This week I received review copies of a pair of new novelty books — y’know, the little square things you find near the bookstore checkout counter — entitled “185 Stupid Things Republicans Have Said” and “185 Stupid Things Democrats Have Said.”
“Perfect for a laugh during what is sure to be a politically charged year, and alphabetized by category for easy perusal, ’185 Stupid Things ——– Have Said’ is the perfect gift for your favorite light-hearted Republican or Democrat seeking revenge,” says a news release from Andrews McMeel Publishing, appropriately printed with the Democratic release and the Republican release on two sides of the same sheet of paper.
“I tried to walk a fine line between acting lawfully and testifying falsely, but now I recognize that I did not fully accomplish that goal.” — former president Bill Clinton
“There’s an old saying in Tennessee — I know it’s in Texas, probably in Tennessee — that says, fool me once, shame on — shame on you. Fool me — you can’t get fooled again.” — President George W. Bush
You get the idea.
Author Ted Rueter “earned a Master’s degree from the University of Chicago and a Ph.D. from the University of Wisconsin, Madison, both in political science,” the release says, also noting his experience as an aide to a mayor, a Congressman, state lawmakers and several campaigns. “He is also the director of Noise Free America, a national citizens group opposed to noise pollution.”
Well, then, why is he polluting the political landscape with this noise?

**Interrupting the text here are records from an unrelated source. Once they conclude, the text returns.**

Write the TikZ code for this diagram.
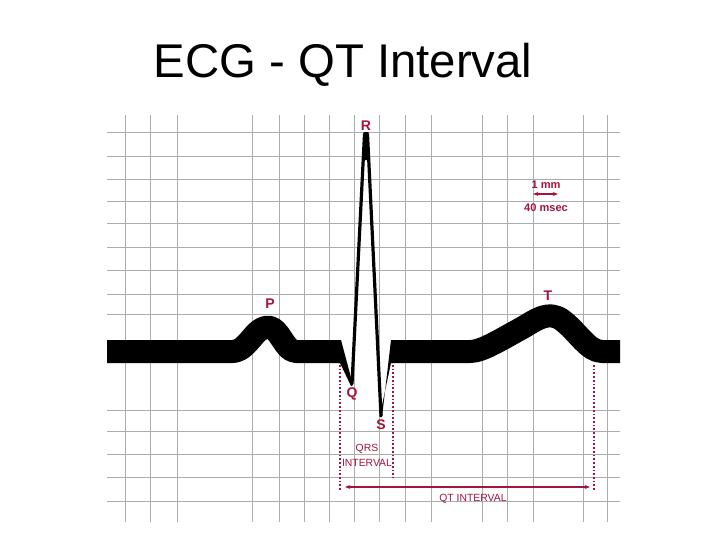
\documentclass[tikz,border=0pt]{standalone}
\usepackage{fontspec}
\setmainfont{Liberation Sans}
\usetikzlibrary{arrows.meta}
\definecolor{ecgred}{RGB}{165,20,60}
\definecolor{gridgray}{RGB}{172,172,172}
\begin{document}
\begin{tikzpicture}[x=0.75pt,y=-0.75pt,
  gridline/.style={draw=gridgray,line width=0.75pt},
  band/.style={draw=black,line width=17.25pt,line cap=butt,line join=round},
  spike/.style={draw=black,line width=2.4pt,line join=round},
  wavelabel/.style={text=ecgred,font=\bfseries\fontsize{10.5}{12}\selectfont,inner sep=0pt},
  smalllabel/.style={text=ecgred,font=\bfseries\fontsize{8.3}{10}\selectfont,inner sep=0pt},
  intlabel/.style={text=ecgred,font=\fontsize{7.8}{9}\selectfont,inner sep=0pt},
  dotline/.style={draw=ecgred,line width=1.3pt,dash pattern=on 1.3pt off 1.5pt},
  intarrow/.style={draw=ecgred,line width=0.8pt,{Stealth[length=4pt,width=3pt]}-{Stealth[length=4pt,width=3pt]}}]
\useasboundingbox (0,0) rectangle (720,540);
\fill[white] (0,0) rectangle (720,540);
% title
\node[font=\fontsize{35.5}{40}\selectfont,anchor=base,inner sep=0pt] (title) at (343,77) {ECG - QT Interval};
% grid
\foreach \gx in {125,150,177,252,279,304,329,354,379,405,431,482,507,533,583,607}
  \draw[gridline] (\gx,115) -- (\gx,522);
\foreach \gy in {132,156,179,201,223,247,270,294,314,410,431,454,477,501}
  \draw[gridline] (107,\gy) -- (620,\gy);
% ECG trace
\draw[band] (107,351.5) -- (232,351.5) .. controls (248,351.5) and (254,327) .. (268,327)
  .. controls (280,327) and (284,351.5) .. (296,351.5) -- (340,351.5);
\fill (338,340) -- (341,340) -- (353,385) -- (351,386) -- (340,363) -- (338,363) -- cycle;
\draw[spike] (352,384) -- (364.5,134) -- (367.5,134) -- (381,416);
\fill (363.5,132) -- (368.5,132) -- (368,160) -- (364,160) -- cycle;
\fill (379.5,417) -- (382,417) -- (391,340) -- (393,340) -- (393,363) -- (391,363) -- cycle;
\draw[band] (392,351.5) -- (470,351.5) .. controls (482,351.5) and (500,340) .. (522,328)
  .. controls (536,320) and (548,310) .. (562,320) .. controls (578,332) and (588,351.5) .. (602,351.5) -- (620,351.5);
% wave labels
\node[wavelabel] (R) at (366,126) {R};
\node[wavelabel] (P) at (270,304) {P};
\node[wavelabel] (T) at (548,296) {T};
\node[wavelabel] (Q) at (352,394) {Q};
\node[wavelabel] (S) at (381,425) {S};
% scale
\node[smalllabel] (mm) at (546,185) {1 mm};
\coordinate (sa) at (533,194);
\coordinate (sb) at (558,194);
\draw[intarrow] (sa) -- (sb);
\node[smalllabel] (ms) at (546,208) {40 msec};
% interval markers
\coordinate (d1t) at (340,365); \coordinate (d1b) at (340,490);
\coordinate (d2t) at (393,365); \coordinate (d2b) at (393,478);
\coordinate (d3t) at (594,365); \coordinate (d3b) at (594,490);
\draw[dotline] (d1t) -- (d1b);
\draw[dotline] (d2t) -- (d2b);
\draw[dotline] (d3t) -- (d3b);
\coordinate (qa) at (345,487);
\coordinate (qb) at (590,487);
\draw[intarrow] (qa) -- (qb);
\node[intlabel] (qrs1) at (367,449) {QRS};
\node[intlabel] (qrs2) at (367,462.5) {INTERVAL};
\node[intlabel] (qt) at (473,499) {QT INTERVAL};
\end{tikzpicture}
\end{document}
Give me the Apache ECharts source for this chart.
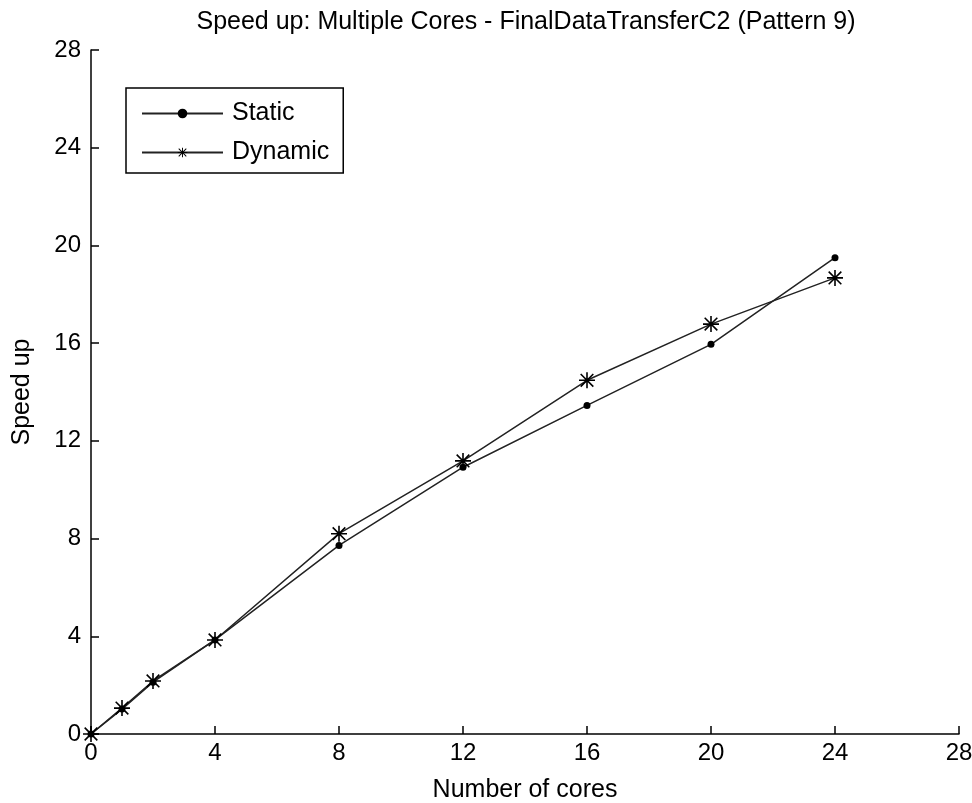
<!DOCTYPE html>
<html>
<head>
<meta charset="utf-8">
<script src="https://cdn.jsdelivr.net/npm/echarts@6/dist/echarts.min.js"></script>
<style>
  html, body { margin: 0; padding: 0; background: #fff; }
  #chart { width: 972px; height: 803px; }
</style>
</head>
<body>
<div id="chart"></div>
<script>
// data
var cores = [0, 1, 2, 4, 8, 12, 16, 20, 24];
var staticSpeedup = [0, 1.02, 2.12, 3.85, 7.72, 10.92, 13.45, 15.95, 19.5];
var dynamicSpeedup = [0, 1.06, 2.17, 3.85, 8.2, 11.18, 14.48, 16.78, 18.67];
var axisTicks = [0, 4, 8, 12, 16, 20, 24, 28];

var FONT = '"Liberation Sans", Arial, sans-serif';

// asterisk marker built from thin bars
var STAR = 'path://M9 0L11 0L11 20L9 20Z M0 9L20 9L20 11L0 11Z ' +
           'M1.4 2.8L2.8 1.4L18.6 17.2L17.2 18.6Z M17.2 1.4L18.6 2.8L2.8 18.6L1.4 17.2Z';

function pairs(xs, ys) {
    return xs.map(function(x, i) { return [x, ys[i]]; });
}

var chart = echarts.init(document.getElementById('chart'));

var axisCommon = {
    type: 'value',
    min: axisTicks[0],
    max: axisTicks[axisTicks.length - 1],
    interval: 4,
    axisLine: { show: true, onZero: false, lineStyle: { color: '#000', width: 1.5 } },
    axisTick: { show: true, inside: true, length: 8, lineStyle: { color: '#000', width: 1.5 } },
    axisLabel: { color: '#000', fontSize: 24, fontFamily: FONT },
    splitLine: { show: false },
    nameTextStyle: { color: '#000', fontSize: 25, fontFamily: FONT }
};

var option = {
    backgroundColor: '#fff',
    animation: false,
    title: {
        text: 'Speed up: Multiple Cores - FinalDataTransferC2 (Pattern 9)',
        left: 521,
        textAlign: 'center',
        top: 5,
        textStyle: { color: '#000', fontSize: 25, fontWeight: 'normal', fontFamily: FONT }
    },
    grid: { left: 91, right: 13, top: 50, bottom: 69, outerBoundsMode: 'none' },
    legend: {
        left: 126,
        top: 88,
        orient: 'vertical',
        borderColor: '#000',
        borderWidth: 1.5,
        padding: [13, 14, 8, 15],
        itemWidth: 81,
        itemHeight: 12,
        itemGap: 14,
        textStyle: { color: '#000', fontSize: 25, fontFamily: FONT, padding: [0, 0, 0, 4] },
        data: ['Static', 'Dynamic']
    },
    xAxis: Object.assign({}, axisCommon, {
        name: 'Number of cores',
        nameLocation: 'middle',
        nameGap: 44,
        axisLabel: Object.assign({}, axisCommon.axisLabel, { margin: 7 })
    }),
    yAxis: Object.assign({}, axisCommon, {
        name: 'Speed up',
        nameLocation: 'middle',
        nameGap: 56,
        axisLabel: Object.assign({}, axisCommon.axisLabel, { margin: 10 })
    }),
    series: [{
        name: 'Static',
        type: 'line',
        data: pairs(cores, staticSpeedup),
        symbol: 'circle',
        symbolSize: 7,
        lineStyle: { color: '#222', width: 1.5 },
        itemStyle: { color: '#000' }
    }, {
        name: 'Dynamic',
        type: 'line',
        data: pairs(cores, dynamicSpeedup),
        symbol: STAR,
        symbolSize: 16,
        lineStyle: { color: '#222', width: 1.5 },
        itemStyle: { color: '#000' }
    }]
};

chart.setOption(option);
</script>
</body>
</html>
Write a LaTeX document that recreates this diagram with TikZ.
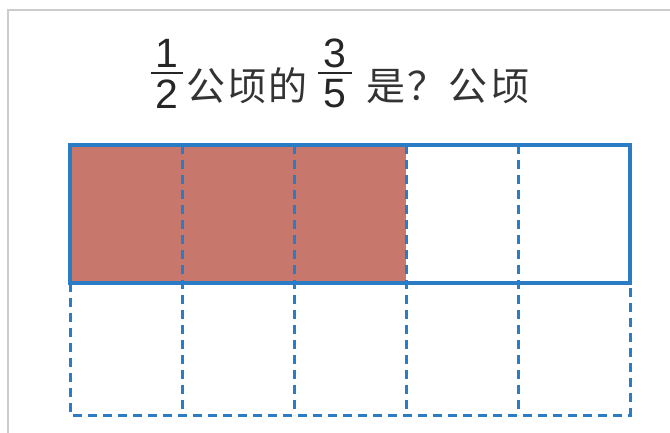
\documentclass[tikz,border=0pt]{standalone}
\usepackage{fontspec}
\setmainfont{Liberation Sans}
\newfontfamily\cjk[LetterSpace=6]{Noto Sans CJK SC}
\definecolor{lineblue}{HTML}{2A7CC4}
\definecolor{cellred}{HTML}{C8776D}
\definecolor{framegray}{HTML}{CCCCCC}
\begin{document}
\begin{tikzpicture}[x=1pt,y=-1pt,
  solidline/.style={draw=lineblue,line width=3.4pt},
  dashline/.style={draw=lineblue,line width=3pt,dash pattern=on 9pt off 6pt},
  frac/.style={inner sep=0pt,font=\fontsize{41}{41}\selectfont,text=black!85},
  cjktext/.style={inner sep=0pt,font=\cjk\fontsize{39}{39}\selectfont,text=black!80}]
\useasboundingbox (0,0) rectangle (670,433);
\draw[framegray,line width=1.5pt] (8,433) -- (8,10) -- (670,10);
% shaded part
\fill[cellred] (70,145) rectangle (406,283);
% bottom dashed row
\draw[dashline] (70,283) -- (70,415) -- (630,415) -- (630,283);
\foreach \x in {182,294,406,518}
  \draw[dashline] (\x,145) -- (\x,415);
% top solid rectangle
\draw[solidline] (70,145) rectangle (630,283);
% title
\node[frac] (n1) at (167,53) {1};
\draw[line width=2.4pt,black!85] (151,73) -- (183,73);
\node[frac] (d1) at (167,94) {2};
\node[cjktext,anchor=west] (t1) at (186,86) {公顷的};
\node[frac] (n3) at (335,53) {3};
\draw[line width=2.4pt,black!85] (318,73) -- (352,73);
\node[frac] (d3) at (335,94) {5};
\node[cjktext,anchor=west] (t2) at (366,86) {是？公顷};
\end{tikzpicture}
\end{document}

Hey, I love a good laugh too. And I admire books that give equal time to thoughtful, opposing political viewpoints on issues of importance.
But what does anyone gain from books like this, which only to confirm people’s already-formed and often all-too-shallow political allegiances? Ha ha, look how the funny Republican stumbled over his words — what a gas! Watch the Democrat play verbal Twister — how entertaining! I always knew the people on the other side were cretins, and now this book proves it!
This only accelerates the extremely dangerous dumbing-down of American politics and policy; it only cements the partisan rhetoric which has ground real American progress to a halt in recent decades, only deepens the divide. What happens in the halls of government isn’t supposed to be “Us Weekly” fodder; it often involves life-or-death decisions. And, with all due respect to Professor Rueter, you’d think someone with an advanced degree in political science would know that.
Look around — there’s a war on, the economy is in a tailspin, millions lack healthcare insurance, schools are struggling, a presidential election is nigh. But, hey, didja hear that corker from Ann Coulter? Who cares?
There’s no substance in books like these, only a celebration of spite — the kind of spite that eclipses truly important things that are or aren’t happening in the halls of power. These books are a distraction, an anesthetic actively seeking to prevent us from truly listening to each other and finding our way out of the colossal messes we’re in.
And there’s nothing funny about that.
UPDATE @ 4:33 P.M. FRIDAY: Sure, I know — pretty high and mighty from a guy who posts the “Schwarzenegger video of the week.” But not every political journalist is lucky enough to have a bodybuilder-turned-actor-turned-governor, and hopefully this blog is more than just that.